Comment Manu Kahoyomo interroge le féminisme africain sous le prisme de la soumission féminine

Article : Comment Manu Kahoyomo interroge le féminisme africain sous le prisme de la soumission féminine
Crédit: Kla'Art studios
21 novembre 2021

Comment Manu Kahoyomo interroge le féminisme africain sous le prisme de la soumission féminine

Le mouvement féministe est multiple, il est pluriel et surtout, il ne pourrait se détacher du contexte dans lequel il évolue. Aujourd’hui, se construit un féminisme africain que l’on pourrait aisément qualifier de 4e vague. Un féminisme né en Afrique, porté par des femmes africaines, et qui vient répondre à leurs réalités propres. Dans son dernier essai dénommé Le féminisme africain à l’ère de la soumission féminine, l‘auteur Manu Kahoyomo a analysé le mouvement féministe africain en le confrontant à une réalité qui semble le relater : la soumission féminine de la femme africaine. Une soumission brandie par les gardiens du patriarcat, et qui reste encore l’épine dorsale de l’éclosion de la révolution sur le continent.

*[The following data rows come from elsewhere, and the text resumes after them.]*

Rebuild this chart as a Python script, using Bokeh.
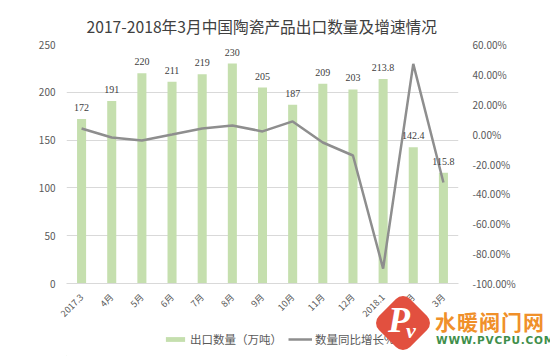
from bokeh.plotting import figure
from bokeh.layouts import column
from bokeh.models import (ColumnDataSource, FactorRange, Range1d, LinearAxis, SingleIntervalTicker,
                          PrintfTickFormatter, Legend, LegendItem, LabelSet, Div)
from bokeh.embed import file_html
from bokeh.resources import INLINE

months = ["2017.3", "4月", "5月", "6月", "7月", "8月", "9月", "10月", "11月", "12月", "2018.1", "2月", "3月"]
volume = [172, 191, 220, 211, 219, 230, 205, 187, 209, 203, 213.8, 142.4, 115.8]
volume_labels = ["172", "191", "220", "211", "219", "230", "205", "187", "209", "203", "213.8", "142.4", "115.8"]
growth = [3.8, -2.3, -4.3, -0.3, 3.8, 5.8, 1.8, 8.5, -5.6, -14.3, -90.0, 47.0, -32.4]
series_names = ["出口数量（万吨）", "数量同比增长%"]

FONT = "Noto Sans CJK SC"
BAR_COLOR = "#c5dfae"
LINE_COLOR = "#8e8e8e"
TXT = "#595959"

src = ColumnDataSource(dict(m=months, v=volume, lab=volume_labels, g=growth))

p = figure(width=550, height=328, x_range=FactorRange(*months), y_range=Range1d(0, 250),
           output_backend="svg", toolbar_location=None,
           min_border_left=66, min_border_right=92, min_border_top=44, min_border_bottom=45)
p.extra_y_ranges = {"pct": Range1d(-100, 60)}

p.title.text = "2017-2018年3月中国陶瓷产品出口数量及增速情况"
p.title.align = "left"
p.title.offset = 20
p.title.standoff = 10
p.title.vertical_align = "top"
p.title.text_font = FONT
p.title.text_font_size = "15.7px"
p.title.text_font_style = "normal"
p.title.text_color = "#404040"

p.outline_line_color = None
p.background_fill_color = "white"
p.border_fill_color = "white"

bars = p.vbar(x="m", top="v", width=0.3, source=src, fill_color=BAR_COLOR, line_color=None)
line = p.line(x="m", y="g", source=src, y_range_name="pct", line_color=LINE_COLOR, line_width=2.5)

labels = LabelSet(x="m", y="v", text="lab", source=src, text_align="center", text_baseline="bottom",
                  y_offset=8, text_font=FONT, text_font_size="10px", text_color="#404040")
p.add_layout(labels)

ax = p.yaxis[0]
ax.ticker = SingleIntervalTicker(interval=50)
ax.axis_line_color = None
ax.major_tick_line_color = None
ax.minor_tick_line_color = None
ax.major_label_text_font = FONT
ax.major_label_text_font_size = "10px"
ax.major_label_text_color = TXT

rax = LinearAxis(y_range_name="pct", ticker=SingleIntervalTicker(interval=20),
                 formatter=PrintfTickFormatter(format="%.2f%%"))
rax.axis_line_color = None
rax.major_tick_line_color = None
rax.minor_tick_line_color = None
rax.major_label_text_font = FONT
rax.major_label_text_font_size = "10px"
rax.major_label_text_color = TXT
rax.major_label_standoff = 8
p.add_layout(rax, "right")

xa = p.xaxis[0]
xa.major_label_orientation = 0.785
xa.axis_line_color = "#d9d9d9"
xa.major_tick_line_color = None
xa.minor_tick_line_color = None
xa.major_label_text_font = FONT
xa.major_label_text_font_size = "9px"
xa.major_label_text_color = TXT
xa.major_label_standoff = 6

p.xgrid.grid_line_color = None
p.ygrid.grid_line_color = "#d9d9d9"
p.ygrid.ticker = SingleIntervalTicker(interval=50)

# legend strip
q = figure(width=550, height=28, x_range=Range1d(0, 550), y_range=Range1d(0, 28),
           output_backend="svg", toolbar_location=None, x_axis_location=None, y_axis_location=None,
           min_border_left=0, min_border_right=0, min_border_top=0, min_border_bottom=0)
q.grid.grid_line_color = None
q.outline_line_color = None
q.background_fill_color = "white"
q.border_fill_color = "white"

bar_proxy = q.vbar(x=[-50], top=[1], width=1, fill_color=BAR_COLOR, line_color=None)
line_proxy = q.line(x=[-60, -50], y=[1, 1], line_color=LINE_COLOR, line_width=2.5)

legend = Legend(items=[LegendItem(label=series_names[0], renderers=[bar_proxy]),
                       LegendItem(label=series_names[1], renderers=[line_proxy])],
                orientation="horizontal", location=(97, 9), border_line_color=None,
                background_fill_alpha=0, label_standoff=3,
                label_text_font=FONT, label_text_font_size="11.5px", label_text_color=TXT,
                glyph_width=24, glyph_height=6, spacing=6, padding=2, margin=0)
q.add_layout(legend)

# watermark overlay
wm_html = (
    '<div style="position:relative;width:175px;height:60px;z-index:10;">'
    '<div style="position:absolute;left:6px;top:5px;width:44px;height:44px;background:#e2503f;'
    'border-radius:10px;transform:rotate(45deg);"></div>'
    '<div style="position:absolute;left:13px;top:6px;font:italic bold 36px \'Liberation Serif\';'
    'line-height:1;color:white;">P</div>'
    '<div style="position:absolute;left:31px;top:24px;font:italic bold 22px \'Liberation Serif\';'
    'line-height:1;color:white;">v</div>'
    '<div style="position:absolute;left:60px;top:15px;font:bold 21px \'Noto Sans CJK SC\';'
    'line-height:1;color:#f0902a;letter-spacing:1px;white-space:nowrap;">水暖阀门网</div>'
    '<div style="position:absolute;left:61px;top:39px;font:bold 10.5px \'DejaVu Sans\';'
    'line-height:1;color:#3f8f4b;letter-spacing:0.8px;white-space:nowrap;">WWW.PVCPU.COM</div>'
    '</div>'
)
wm = Div(text=wm_html, width=175, height=60, margin=(-60, 0, 0, 375),
         styles={"position": "relative", "z-index": "10"})

open("out.html", "w").write(file_html(column(p, q, wm, spacing=0), INLINE))
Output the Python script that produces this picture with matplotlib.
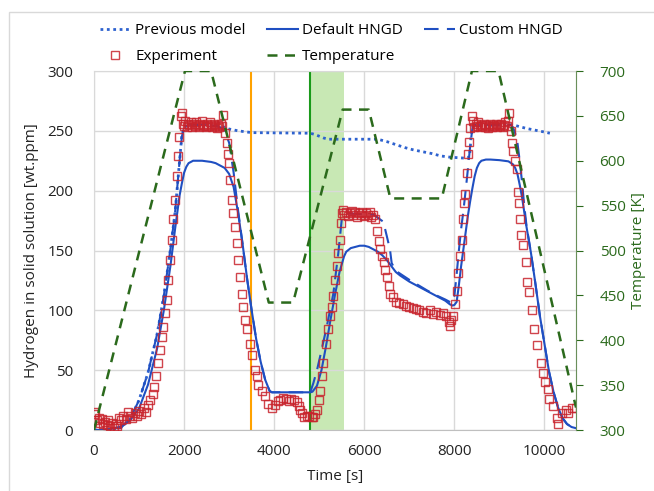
import matplotlib
matplotlib.use("Agg")
import matplotlib.pyplot as plt
from matplotlib.patches import Rectangle

plt.rcParams['font.family'] = ['Open Sans', 'DejaVu Sans']

# experiment (hydrogen in solid solution, wt.ppm)
exp_time = [0, 30, 60, 100, 130, 170, 200, 240, 280, 320, 360, 400, 440, 480, 520, 560, 600, 650, 700, 750,
            800, 850, 900, 950, 1000, 1050, 1100, 1150, 1200, 1250, 1300, 1340, 1380, 1420, 1460, 1500,
            1540, 1580, 1615, 1650, 1690, 1725, 1760, 1800, 1835, 1870, 1895, 1925, 1945,
            1970, 2000, 2030, 2060, 2090, 2120, 2150, 2180, 2210, 2240, 2270, 2300, 2330, 2360, 2390, 2420,
            2450, 2480, 2510, 2540, 2570, 2600, 2630, 2660, 2690, 2720, 2750, 2780, 2810, 2840, 2870, 2900,
            2945, 2980, 3005, 3020, 3055, 3090, 3130, 3165, 3205, 3240, 3280, 3310, 3350, 3390, 3460, 3500,
            3570, 3610, 3650, 3720, 3800, 3870, 3945,
            4020, 4090, 4130, 4200, 4260, 4330, 4380, 4440, 4500, 4540, 4580, 4620, 4660, 4720, 4780, 4840,
            4870, 4900, 4960, 5000, 5017, 5060, 5090, 5150, 5190, 5240, 5275, 5310, 5350, 5390, 5420, 5450,
            5475, 5500, 5530, 5560, 5600, 5640, 5680, 5720, 5760, 5800, 5840, 5880, 5920, 5960, 6000, 6040,
            6080, 6120, 6160, 6200, 6240, 6275, 6320, 6360, 6400, 6430, 6460, 6500, 6540, 6580, 6630, 6700,
            6780, 6850, 6920, 7000, 7080, 7150, 7220, 7300, 7380, 7450, 7520, 7600, 7680, 7750, 7820, 7870,
            7900, 7930, 7960, 8013, 8050, 8087, 8124, 8162, 8198, 8210, 8235, 8273, 8309, 8320, 8346, 8384,
            8410, 8440, 8470, 8500, 8530, 8560, 8590, 8620, 8650, 8680, 8710, 8740, 8770, 8800, 8830, 8860,
            8890, 8920, 8950, 8980, 9010, 9040, 9070, 9100, 9130, 9160, 9190, 9220, 9250,
            9272, 9300, 9340, 9383, 9410, 9430, 9455, 9478, 9530, 9589, 9620, 9665, 9716, 9775, 9840, 9915,
            9960, 10010, 10084, 10110, 10196, 10284, 10290, 10382, 10477, 10530, 10604, 10699]
exp_h = [15, 13, 8, 10, 6, 9, 5, 7, 4, 8, 3, 6, 2, 5, 3, 10, 8, 12, 9, 15,
         12, 10, 14, 12, 16, 13, 18, 15, 21, 25, 30, 36, 45, 56, 67, 78,
         86, 98, 109, 125, 142, 159, 176, 192, 212, 229, 245, 262, 265,
         256, 254, 258, 253, 256, 255, 257, 253, 256, 254, 257, 255, 253, 256, 258, 254,
         255, 253, 256, 254, 257, 255, 253, 256, 254, 252, 255, 253, 256, 254, 263, 248,
         240, 231, 223, 209, 192, 181, 170, 156, 142, 128, 114, 103, 92, 84, 72, 63,
         50, 45, 38, 33, 28, 22, 18,
         21, 24, 25, 27, 26, 24, 26, 25, 23, 20, 17, 14, 11, 12, 12, 11,
         11, 13, 17, 25, 33, 45, 56, 72, 84, 95, 103, 112, 125, 137, 148, 159,
         173, 181, 184, 180, 182, 179, 181, 183, 180, 182, 178, 181, 180, 182, 179, 181,
         180, 182, 178, 180, 176, 166, 158, 151, 145, 140, 134, 128, 120, 114, 111, 107,
         106, 105, 104, 103, 102, 101, 100, 99, 98, 100, 97, 99, 96, 98, 95, 90,
         87, 92, 95, 105, 116, 131, 145, 159, 176, 190, 197, 215, 231, 241, 252, 262,
         258, 253, 256, 254, 257, 253, 255, 254, 256, 253, 255, 252, 254, 256, 253, 255,
         254, 256, 253, 255, 254, 256, 253, 255, 257, 254, 258, 265, 250,
         240, 233, 225, 218, 199, 190, 176, 163, 155, 140, 124, 115, 100, 84, 71, 56,
         48, 40, 34, 26, 20, 10, 5, 14, 17, 14, 18, 18]

# previous model (dotted)
prev_time = [0, 200, 400, 600, 800, 1000, 1200, 1400, 1550, 1700, 1800, 1900, 1950, 2000, 2100, 2500,
             2800, 2900, 3000, 3200, 3400, 3500, 4800, 4900, 5000, 5100, 5200, 5400, 6300, 6500, 6700,
             6900, 7100, 7300, 7500, 7700, 7900, 8300, 8340, 8370, 8400, 8450, 9250, 9350, 9450, 9600,
             9800, 10000, 10120]
prev_h = [0, 0, 0.5, 2, 9, 25, 48, 80, 112, 152, 182, 225, 246, 253, 255, 255,
          254, 253, 251.5, 250, 249, 248.5, 248, 247, 245.5, 244, 243, 243, 243, 241, 238.5,
          236, 234, 232.5, 231, 229, 228, 227, 230, 245, 253, 254.5, 255, 254.5, 253.5, 252,
          250.5, 249, 248]

# default HNGD (solid)
def_time = [0, 200, 400, 600, 800, 1000, 1200, 1400, 1550, 1700, 1800, 1900, 1950, 2000, 2050, 2100,
            2200, 2400, 2600, 2700, 2800, 2900, 3000, 3100, 3200, 3300, 3400, 3500, 3600, 3700, 3800,
            3900, 3950, 4800, 4850, 4950, 5050, 5150, 5250, 5350, 5450, 5550, 5600, 5700, 5800, 5900,
            6000, 6100, 6200, 6300, 6400, 6500, 6600, 6700, 6800, 7000, 7200, 7400, 7600, 7800, 7900,
            7960, 8000, 8050, 8100, 8150, 8200, 8250, 8300, 8350, 8400, 8450, 8500, 8550, 8600, 8700,
            8800, 9000, 9200, 9300, 9350, 9400, 9450, 9500, 9600, 9700, 9800, 9900, 10000, 10100, 10200,
            10300, 10400, 10500, 10600, 10700]
def_h = [0, 0, 1, 3, 8, 18, 38, 68, 100, 138, 168, 196, 206, 215, 220, 223,
         225, 225, 224, 223, 221, 219, 214, 203, 181, 155, 126, 100, 76, 57, 42,
         32.5, 31.5, 31.5, 32, 37, 50, 70, 92, 113, 132, 145, 149, 152, 153, 154,
         154, 153, 151, 149, 146, 142, 137, 132, 129, 124, 120, 116, 112, 108, 105,
         104, 104.5, 107, 121, 137, 151, 165, 179, 191, 202, 212, 219, 223, 225, 226,
         226, 225.5, 224.5, 222, 219, 214, 205, 195, 170, 148, 122, 95, 72, 49, 32,
         19, 10, 5, 2.5, 1.5]

# custom HNGD (dashed)
cus_time = [0, 200, 400, 600, 800, 1000, 1200, 1400, 1550, 1700, 1800, 1900, 1950, 2000, 2100, 2400,
            2700, 2800, 2900, 3000, 3100, 3200, 3300, 3400, 3500, 3600, 3700, 3800, 3900, 3950, 4800,
            4868, 4950, 5017, 5100, 5165, 5250, 5313, 5424, 5500, 5600, 6200, 6280, 6350, 6423, 6500,
            6571, 6608, 6700, 6800, 7000, 7200, 7400, 7600, 7800, 7900, 7950, 8000, 8050, 8100, 8150,
            8200, 8250, 8300, 8350, 8400, 8450, 9250, 9300, 9350, 9400, 9450, 9500, 9550, 9600, 9700,
            9800, 9900, 10000, 10100, 10200, 10300, 10400, 10500, 10600, 10700]
cus_h = [0, 0, 0.5, 2, 9, 25, 48, 80, 112, 152, 182, 225, 245, 253, 255, 255,
         254, 253, 250, 240, 215, 183, 155, 126, 100, 76, 57, 42, 32.5, 31.5, 31.5,
         39, 50, 61, 75, 86, 102, 114, 148, 176, 181, 180, 178, 176, 174, 162,
         150.6, 139.5, 133, 130.5, 125.5, 121, 116.5, 112.5, 109, 107, 106.5, 112, 130, 150, 168,
         183, 200, 218, 237, 252, 255, 255, 253, 248, 240, 225, 208, 188, 171, 148,
         122, 95, 72, 49, 32, 19, 10, 5, 2.5, 1.5]

# temperature (K)
temp_time = [0, 2020, 2600, 3880, 4420, 5520, 6100, 6580, 7720, 8390, 8980, 10700]
temp_k = [300, 700, 700, 442, 442, 657, 657, 558, 558, 700, 700, 325]

blue = '#1f4fc2'
green_t = '#2b6a1c'
red = '#c8232c'

fig = plt.figure(figsize=(6.54, 4.91), dpi=100)
ax = fig.add_axes([94/654, 1-430/491, (576-94)/654, (430-71)/491])

ax.axvspan(4800, 5550, color='#c8e8b4', lw=0, zorder=0)
ax.axvline(3480, color='#ffa200', lw=1.5, zorder=1)
ax.axvline(4800, color='#1a9a1a', lw=1.5, zorder=1)

l_prev, = ax.plot(prev_time, prev_h, ls=(0, (1, 1.3)), lw=2, color='#2e62cf', zorder=3)
l_def, = ax.plot(def_time, def_h, ls='-', lw=1.5, color=blue, zorder=3)
l_cus, = ax.plot(cus_time, cus_h, ls=(0, (7, 4)), lw=1.5, color=blue, zorder=3)
l_exp, = ax.plot(exp_time, exp_h, ls='none', marker='s', ms=6.3, mfc='none', mec=red, mew=1,
                 alpha=0.85, zorder=4)

ax.set_xlim(0, 10700)
ax.set_ylim(0, 300)
ax.set_xticks([0, 2000, 4000, 6000, 8000, 10000])
ax.set_yticks(range(0, 301, 50))
ax.grid(True, color='#d9d9d9', lw=1)
ax.set_axisbelow(True)
ax.tick_params(length=0, labelsize=11, colors='#222222')
ax.tick_params(axis='y', pad=15)
ax.tick_params(axis='x', pad=10)
for s in ['left', 'top', 'right']:
    ax.spines[s].set_color('#d9d9d9')
ax.spines['bottom'].set_color('#bfbfbf')
ax.set_xlabel('Time [s]', fontsize=11, color='#222222', labelpad=7)
ax.set_ylabel('Hydrogen in solid solution [wt.ppm]', fontsize=11, color='#222222', labelpad=6)

ax2 = ax.twinx()
l_temp, = ax2.plot(temp_time, temp_k, ls=(0, (4, 3)), lw=1.8, color=green_t, zorder=2)
ax2.set_ylim(300, 700)
ax2.set_yticks(range(300, 701, 50))
ax2.tick_params(axis='y', direction='out', length=5, colors=green_t, labelsize=11, pad=12)
ax2.spines['right'].set_color('#6a8f5a')
for s in ['left', 'top', 'bottom']:
    ax2.spines[s].set_visible(False)
ax2.set_ylabel('Temperature [K]', fontsize=11, color=green_t, labelpad=4)

handles = [l_prev, l_exp, l_def, l_temp, l_cus]
labels = ['Previous model', 'Experiment', 'Default HNGD', 'Temperature', 'Custom HNGD']
fig.legend(handles, labels, loc='upper left', bbox_to_anchor=(100/654, 1-23/491), ncol=3,
           frameon=False, fontsize=11, handlelength=2.0, handletextpad=0.3, columnspacing=1.4,
           labelspacing=0.75, borderpad=0, borderaxespad=0)

fig.patches.append(Rectangle((9/654, -0.1), 1.2, 1.1 - 12/491, transform=fig.transFigure,
                             fill=False, edgecolor='#d9d9d9', lw=1))

fig.savefig('out.png', dpi=100)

Femme africaine, sois soumise et tais-toi !

L’origine du système patriarcal africain, sa clé de voûte et son socle sont la soumission. La soumission du féminin au masculin, une soumission tantôt naturelle sinon divine selon les tenants de cette thèse. D’après celle-ci, la femme naît intrinsèquement inférieure à l’homme et de ce fait, elle ne saurait se prétendre être son égale. L’auteure aborde ce combo parfait entre patriarcat et soumission. Femme africaine, sois soumise et tais-toi !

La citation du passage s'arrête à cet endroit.